Can you purchase timeshares for less than $1,000? Sure, if you look in the resale market enough over a long enough span of time. And you can purchase low-season timeshares usually at a much lower price than high-season timeshares.
Can you purchase timeshares for more than $15,000? Sure. Such a price is at the low end of the range ($15,000 to $35,000) that most resort developers sell timeshares. But timeshares bought from the resort developer may come with more benefits than timeshares bought in the resale market. Whether such benefits are worth the price is something you will need to consider carefully.
The Elephant in the Room
The huge drawback to this whole idea is: what happens after you’re gone? Your heirs are going to end up with 26 (or whatever number) timeshares that they can’t sell easily within a reasonable amount of time. In the meanwhile, the annual maintenance payments are due. Such maintenance payments are a claim against your estate. If you’re not leaving any assets to anyone, or have no assets to leave, then this is not a problem. It’s probably not a problem anyway, as a timeshare HOA or resort developer will not likely make a claim against your estate.
The timeshares will eventually revert to the timeshare HOA or resort developer (e.g., via foreclosure). The HOA or resort developer will either sell the timeshares or rent them.
The responsible thing to do is to leave (via a will) such timeshares to the HOA or resort developer. That will save them the legal expenses of lien foreclosure.
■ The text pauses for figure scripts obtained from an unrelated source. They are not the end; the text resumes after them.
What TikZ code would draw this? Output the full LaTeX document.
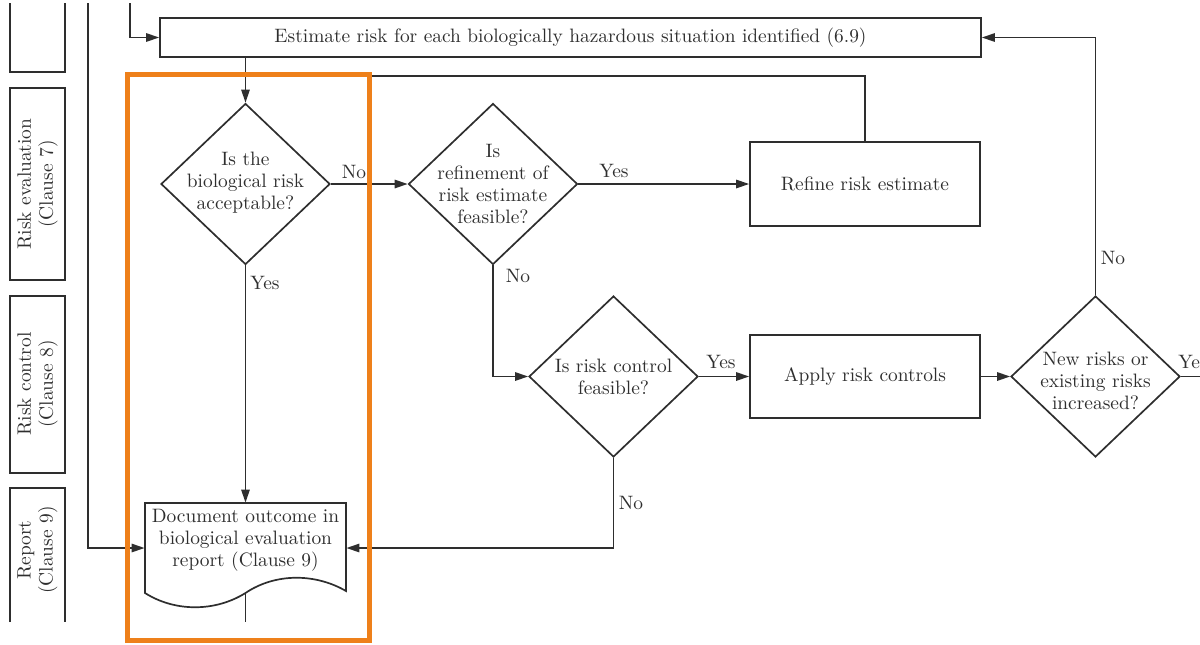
\documentclass[tikz,border=0pt]{standalone}
\usetikzlibrary{shapes.geometric,arrows.meta}
\definecolor{ink}{gray}{0.18}
\definecolor{hl}{RGB}{238,128,26}
\begin{document}
\begin{tikzpicture}[x=0.5pt,y=-0.5pt,
  every node/.style={font=\fontsize{9.7}{11}\selectfont, text=ink},
  line/.style={draw=ink, line width=0.85pt},
  arr/.style={line, -{Triangle[length=6.5pt,width=4.2pt]}},
  procbox/.style={rectangle, draw=ink, line width=0.85pt, inner sep=0pt},
  decision/.style={diamond, draw=ink, line width=0.85pt, inner sep=0pt,
                   minimum width=84.5pt, minimum height=80.5pt},
  txt/.style={align=center, inner sep=0pt},
  lbl/.style={inner sep=0pt},
  lane/.style={rectangle, draw=ink, line width=0.85pt, minimum width=27.5pt, inner sep=0pt},
]
\useasboundingbox (0,0) rectangle (1200,644);

% swim lanes on the left
\draw[line] (10,3) -- (10,72) -- (65,72) -- (65,3);
\node[lane, minimum height=96pt] (lane7) at (37.5,184) {};
\node[txt, rotate=90] (lane7t) at (37.5,184) {Risk evaluation\\(Clause 7)};
\node[lane, minimum height=88.5pt] (lane8) at (37.5,384.5) {};
\node[txt, rotate=90] (lane8t) at (37.5,384) {Risk control\\(Clause 8)};
\draw[line] (10,622) -- (10,488) -- (65,488) -- (65,622);
\node[txt, rotate=90] (lane9t) at (37.5,550) {Report\\(Clause 9)};

% process steps
\node[procbox, minimum width=410.5pt, minimum height=19.5pt] (est) at (570.5,37.5)
  {Estimate risk for each biologically hazardous situation identified (6.9)};
\node[decision] (acc) at (245.5,184) {};
\node[txt] (acct) at (245.5,183) {Is the\\biological risk\\acceptable?};
\node[decision] (ref) at (493,184) {};
\node[txt] (reft) at (493,184) {Is\\refinement of\\risk estimate\\feasible?};
\node[procbox, minimum width=115pt, minimum height=42pt] (refine) at (865,184) {Refine risk estimate};
\node[decision] (ctl) at (613.5,376.5) {};
\node[txt] (ctlt) at (613.5,377) {Is risk control\\feasible?};
\node[procbox, minimum width=115pt, minimum height=41.5pt] (apply) at (865,376.5) {Apply risk controls};
\node[decision] (new) at (1095.5,376.5) {};
\node[txt] (newt) at (1095.5,381) {New risks or\\existing risks\\increased?};

% document symbol
\node[minimum width=100.5pt, minimum height=45pt, inner sep=0pt] (doc) at (245.5,548) {};
\draw[line] (145,503) -- (346,503) -- (346,591)
  .. controls (315,573) and (275,573) .. (245.5,593)
  .. controls (215,612) and (175,612) .. (145,593) -- cycle;
\node[txt] (doct) at (245.5,540) {Document outcome in\\biological evaluation\\report (Clause 9)};

% free ends
\coordinate (inA) at (88,3);
\coordinate (inB) at (130,3);
\coordinate (fb) at (245.5,76);
\coordinate (outR) at (1200,376.5);
\coordinate (outD) at (245.5,622);

% connectors
\draw[arr] (inB) |- (est.west);
\draw[arr] (inA) |- (doc.west);
\draw[arr] (acc.north |- est.south) -- (acc.north);
\draw[arr] (acc.east) -- (ref.west);
\draw[arr] (ref.east) -- (refine.west);
\draw[line] (refine.north) |- (fb);
\draw[arr] (ref.south) |- (ctl.west);
\draw[arr] (ctl.east) -- (apply.west);
\draw[arr] (apply.east) -- (new.west);
\draw[arr] (new.north) |- (est.east);
\draw[line] (new.east) -- (outR);
\draw[arr] (ctl.south) |- (doc.east);
\draw[arr] (acc.south) -- (doc.north);
\draw[line] (doc.south) -- (outD);

% branch labels
\node[lbl] (l1) at (354,172) {No};
\node[lbl] (l2) at (614,171) {Yes};
\node[lbl] (l3) at (265,283) {Yes};
\node[lbl] (l4) at (518,276) {No};
\node[lbl] (l5) at (721,362) {Yes};
\node[lbl] (l6) at (631,503) {No};
\node[lbl] (l7) at (1113,258) {No};
\node[lbl, anchor=west] (l8) at (1178,362) {Ye};

% highlight frame
\draw[hl, line width=2.5pt] (127.5,74.5) rectangle (369.5,640);
\end{tikzpicture}
\end{document}
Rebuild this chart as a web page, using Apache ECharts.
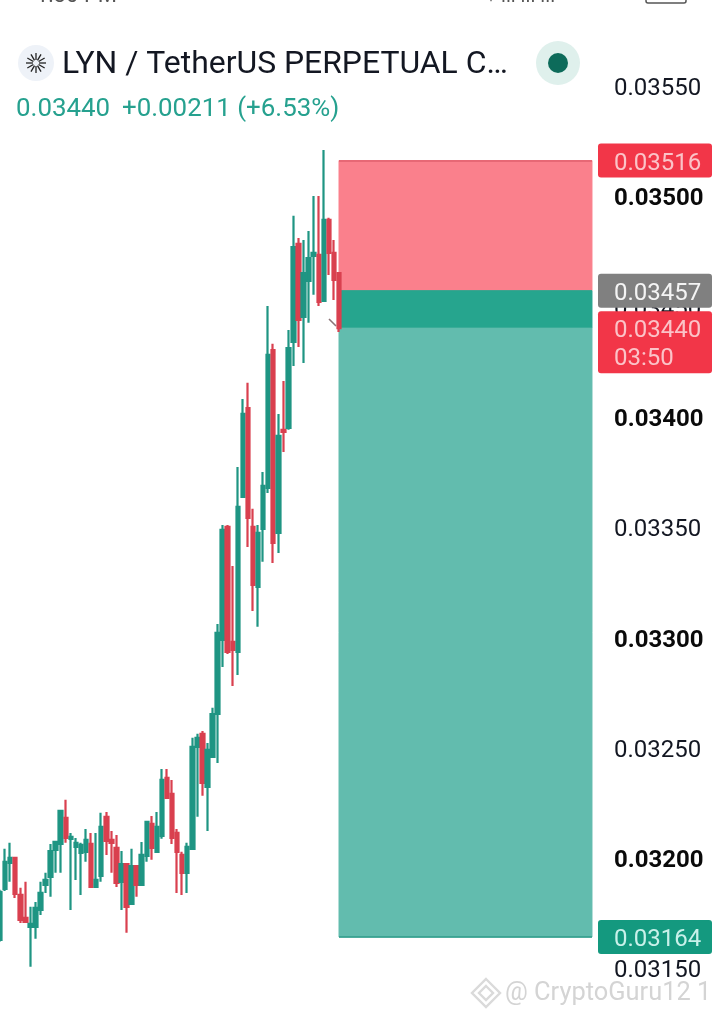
<!DOCTYPE html>
<html>
<head>
<meta charset="utf-8">
<style>html,body{margin:0;padding:0;background:#fff}#c{width:719px;height:1018px}</style>
<script src="https://cdn.jsdelivr.net/npm/echarts@6/dist/echarts.min.js"></script>
</head>
<body>
<div id="c"></div>
<script>
const opens = [0.031627,0.031858,0.031976,0.031999,0.031831,0.031727,0.031686,0.031686,0.031763,0.031876,0.031913,0.032035,0.032062,0.032180,0.032085,0.032049,0.032021,0.032026,0.032062,0.031867,0.031917,0.032185,0.032080,0.032044,0.031890,0.031971,0.031790,0.031962,0.031876,0.032008,0.032153,0.032026,0.032098,0.032361,0.032289,0.032112,0.032012,0.031931,0.032040,0.032502,0.032561,0.032320,0.032456,0.032651,0.032987,0.033499,0.032978,0.032932,0.033635,0.034038,0.033499,0.033227,0.033490,0.033676,0.034301,0.033472,0.033939,0.033948,0.034338,0.034782,0.034451,0.034614,0.034728,0.034732,0.034524,0.034891,0.034741,0.034650];
const closes = [0.031845,0.031981,0.031999,0.031835,0.031718,0.031709,0.031700,0.031772,0.031840,0.031899,0.032030,0.032071,0.032212,0.032089,0.032094,0.032067,0.032058,0.032080,0.031867,0.031899,0.032139,0.032076,0.032067,0.031885,0.031971,0.031777,0.031962,0.031876,0.032012,0.032162,0.032044,0.032139,0.032352,0.032271,0.032089,0.032026,0.031931,0.032049,0.032502,0.032543,0.032339,0.032488,0.032651,0.033019,0.033486,0.032932,0.032941,0.033590,0.034011,0.033540,0.033236,0.033472,0.033685,0.034279,0.033427,0.033912,0.033930,0.034310,0.034768,0.034437,0.034650,0.034718,0.034741,0.034519,0.034891,0.034741,0.034619,0.034400];
const lows = [0.031618,0.031849,0.031890,0.031817,0.031704,0.031709,0.031505,0.031632,0.031740,0.031840,0.031822,0.031931,0.031931,0.032067,0.031763,0.031899,0.031831,0.031981,0.031863,0.031867,0.031890,0.032012,0.031931,0.031867,0.031763,0.031659,0.031790,0.031822,0.031876,0.031981,0.031990,0.032026,0.032085,0.032271,0.032062,0.031840,0.031831,0.031840,0.032040,0.032185,0.032280,0.032121,0.032456,0.032429,0.032864,0.032923,0.032778,0.032828,0.033635,0.033408,0.033118,0.033046,0.033341,0.033653,0.033336,0.033381,0.033839,0.033939,0.034229,0.034315,0.034242,0.034424,0.034551,0.034501,0.034524,0.034641,0.034528,0.034383];
const highs = [0.031854,0.032040,0.032067,0.031999,0.031863,0.031890,0.031777,0.031799,0.031890,0.031931,0.032062,0.032076,0.032212,0.032262,0.032112,0.032089,0.032067,0.032130,0.032112,0.032112,0.032203,0.032207,0.032121,0.032103,0.032030,0.031971,0.032040,0.031962,0.032071,0.032162,0.032189,0.032207,0.032402,0.032402,0.032352,0.032130,0.032026,0.032067,0.032543,0.032561,0.032574,0.032520,0.032679,0.033059,0.033508,0.033508,0.033322,0.033771,0.034079,0.034152,0.033581,0.033508,0.033748,0.034501,0.034329,0.034011,0.034161,0.034392,0.034909,0.034809,0.034800,0.034841,0.034999,0.034999,0.035208,0.034900,0.034800,0.034655];

const stopLoss = 0.03516;
const entry = 0.03457;
const lastPrice = 0.03440;
const takeProfit = 0.03164;
const positionStart = 67;
const positionEnd = 117;
const slotCount = 118;

const tagPrices = [stopLoss, entry, lastPrice, takeProfit];
const tagTexts = ['0.03516', '0.03457', '0.03440', '0.03164'];
const tagFills = ['#f23648', '#808080', '#f23648', '#14997f'];
const tagInks = ['#fbc3c8', '#f4f4f4', '#fbc3c8', '#c9f1ea'];
const countdown = '03:50';

const boldTicks = ['0.03500', '0.03400', '0.03300', '0.03200'];
const categories = Array.from({length: slotCount}, (_, i) => String(i));
const candles = opens.map((o, i) => [o, closes[i], lows[i], highs[i]]);

const FONT = 'Roboto';
const graphics = [];
function text(x, y, t, size, fill, extra) {
  graphics.push({type: 'text', silent: true, z: 50, style: Object.assign({x, y, text: t, fill, font: size + 'px ' + FONT, textVerticalAlign: 'middle'}, extra || {})});
}
// status bar, cropped at the top of the photo
text(36, -4, '1:30 PM', 22, '#555');
text(486, -3, '▾ ıll ııl ııl', 20, '#555');
graphics.push({type: 'rect', silent: true, z: 50, shape: {x: 646, y: -10, width: 40, height: 13, r: 2}, style: {fill: 'none', stroke: '#555', lineWidth: 1.5}});

// header
graphics.push({type: 'circle', silent: true, z: 50, shape: {cx: 36, cy: 63, r: 18}, style: {fill: '#eef2f8'}});
for (let i = 0; i < 12; i++) {
  const a = i * Math.PI / 6, c = Math.cos(a), s = Math.sin(a);
  graphics.push({type: 'line', silent: true, z: 51, shape: {x1: 36 + 3 * c, y1: 63 + 3 * s, x2: 36 + 10 * c, y2: 63 + 10 * s}, style: {stroke: '#222', lineWidth: 1.3}});
}
text(62, 65, 'LYN / TetherUS PERPETUAL C…', 31.9, '#131722');
graphics.push({type: 'circle', silent: true, z: 50, shape: {cx: 558, cy: 63, r: 22}, style: {fill: '#dff0ec'}});
graphics.push({type: 'circle', silent: true, z: 51, shape: {cx: 558, cy: 63, r: 10}, style: {fill: '#0d6b5a'}});
text(16, 110, '0.03440', 25.9, '#26a18f');
text(122, 110, '+0.00211 (+6.53%)', 25.9, '#26a18f');

// small marker beside the last candle
graphics.push({type: 'line', silent: true, z: 20, shape: {x1: 329, y1: 319, x2: 336, y2: 326}, style: {stroke: '#8c7478', lineWidth: 1.6}});

// watermark
[[486, 993, 14], [486, 993, 7]].forEach(d => {
  graphics.push({type: 'polygon', silent: true, z: 50, shape: {points: [[d[0], d[1] - d[2]], [d[0] + d[2], d[1]], [d[0], d[1] + d[2]], [d[0] - d[2], d[1]]]}, style: {fill: 'none', stroke: '#dadada', lineWidth: 2.4}});
});
text(505, 994, '@ CryptoGuru12 1', 25.4, '#d4d4d4');

const option = {
  animation: false,
  backgroundColor: '#ffffff',
  grid: {left: -2.5, top: 85.5, width: 597, height: 882.4, outerBoundsMode: 'none'},
  xAxis: {type: 'category', data: categories, boundaryGap: true, axisLine: {show: false}, axisTick: {show: false}, axisLabel: {show: false}, splitLine: {show: false}},
  yAxis: {
    type: 'value', position: 'right', min: 0.0315, max: 0.0355, interval: 0.0005, scale: true,
    axisLine: {show: false}, axisTick: {show: false}, splitLine: {show: false},
    axisLabel: {
      margin: 19.5, align: 'left',
      formatter: v => {
        const s = v.toFixed(5);
        return (boldTicks.includes(s) ? '{b|' : '{n|') + s + '}';
      },
      rich: {
        n: {fontFamily: FONT, fontSize: 24, color: '#131722', padding: [7, 0, 0, 0]},
        b: {fontFamily: FONT, fontSize: 24, fontWeight: 'bold', color: '#0a0a0a', padding: [7, 0, 0, 0]}
      }
    }
  },
  graphic: graphics,
  series: [
    {
      type: 'candlestick', data: candles, barWidth: 4, z: 5,
      itemStyle: {color: '#1f9583', color0: '#d9404f', borderColor: '#1f9583', borderColor0: '#d9404f', borderWidth: 2.2},
      markArea: {
        silent: true,
        data: [
          [{xAxis: positionStart, yAxis: stopLoss, itemStyle: {color: '#fa808c', borderColor: '#fa808c', borderWidth: 1}}, {xAxis: positionEnd, yAxis: entry}],
          [{xAxis: positionStart, yAxis: entry, itemStyle: {color: '#26a58e', borderColor: '#26a58e', borderWidth: 1}}, {xAxis: positionEnd, yAxis: lastPrice}],
          [{xAxis: positionStart, yAxis: lastPrice, itemStyle: {color: '#62bcae', borderColor: '#62bcae', borderWidth: 1}}, {xAxis: positionEnd, yAxis: takeProfit}]
        ]
      },
      markLine: {
        silent: true, symbol: 'none', label: {show: false},
        data: [
          {yAxis: lastPrice, lineStyle: {color: '#a23a6c', type: [2, 6], width: 2}},
          [{xAxis: positionStart, yAxis: stopLoss, lineStyle: {color: '#e0606e', type: 'solid', width: 1.5}}, {xAxis: positionEnd, yAxis: stopLoss}],
          [{xAxis: positionStart, yAxis: takeProfit, lineStyle: {color: '#2f9c8a', type: 'solid', width: 1.5}}, {xAxis: positionEnd, yAxis: takeProfit}]
        ]
      }
    },
    {
      type: 'custom', z: 30, silent: true, clip: false,
      data: tagPrices.map(p => [positionEnd, p]),
      encode: {x: 0, y: 1},
      renderItem: (params, api) => {
        const i = params.dataIndex;
        const y = api.coord([api.value(0), api.value(1)])[1];
        const isLast = tagPrices[i] === lastPrice;
        const children = [
          {type: 'rect', shape: {x: 598, y: y - 17, width: 114, height: isLast ? 62 : 34, r: 3}, style: {fill: tagFills[i]}},
          {type: 'text', style: {x: 614, y: y + 3, text: tagTexts[i], fill: tagInks[i], font: '24px ' + FONT, textVerticalAlign: 'middle'}}
        ];
        if (isLast) children.push({type: 'text', style: {x: 614, y: y + 31, text: countdown, fill: tagInks[i], font: '24px ' + FONT, textVerticalAlign: 'middle'}});
        return {type: 'group', children};
      }
    }
  ]
};
const chart = echarts.init(document.getElementById('c'), null, {renderer: 'canvas', width: 719, height: 1018});
chart.setOption(option);
</script>
</body>
</html>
If you do have assets, however, that may not work. Recipients do not have to accept such timeshares and may not do so if there are enough assets in your estate to cover the ongoing maintenance fees.
For a timeshare resort where the resort developer still has an active timeshare sales program, you may be able to get such a resort developer to buy back (for a nominal price) some of your timeshares or take them back free. The resort developer may need additional inventory to sell. You may even be able to get them to accept the timeshares via your will by prearrangement.
Another way of dealing with so many timeshares might be to deed the timeshares to friends and relatives when you can no longer use them, or do the same via your will. Read Chapter 5.
Finally, what if you get to the point where you can’t live with the timeshare lifestyle any longer? (For instance, you might have to go into assisted living.) You will need to sell your timeshares. Timeshares are difficult to sell in the resale market. It’s takes a long time, and the sale prices can be low or even $0. A sale price can be even less than $0, if you as the seller have to pay the closing costs.
Hybrid
In Chapter 9 the idea of a timeshare second home was proposed. That makes a lot of sense. Typically that requires four or more timeshare weeks. But there’s no reason a hybrid between the second home idea and the 52-week idea will not work. In fact, one could have several timeshare second homes (e.g., one for each season).
Headache
If you own a large number of timeshares, it’s likely to be an ongoing headache to make reservations. You have to decide whether it’s worth the trouble for the benefits you will get. You will also want to check the guidelines for your resorts. There may be a limit to the consecutive timeshare weeks you can use.
Conclusion
Does the 52-week timeshare make sense? I’ll leave it for you to decide. The one thing this idea will do is stretch your imagination. If the 52-week idea doesn’t suit you, how about the 40-week timeshare or the 20-week timeshare?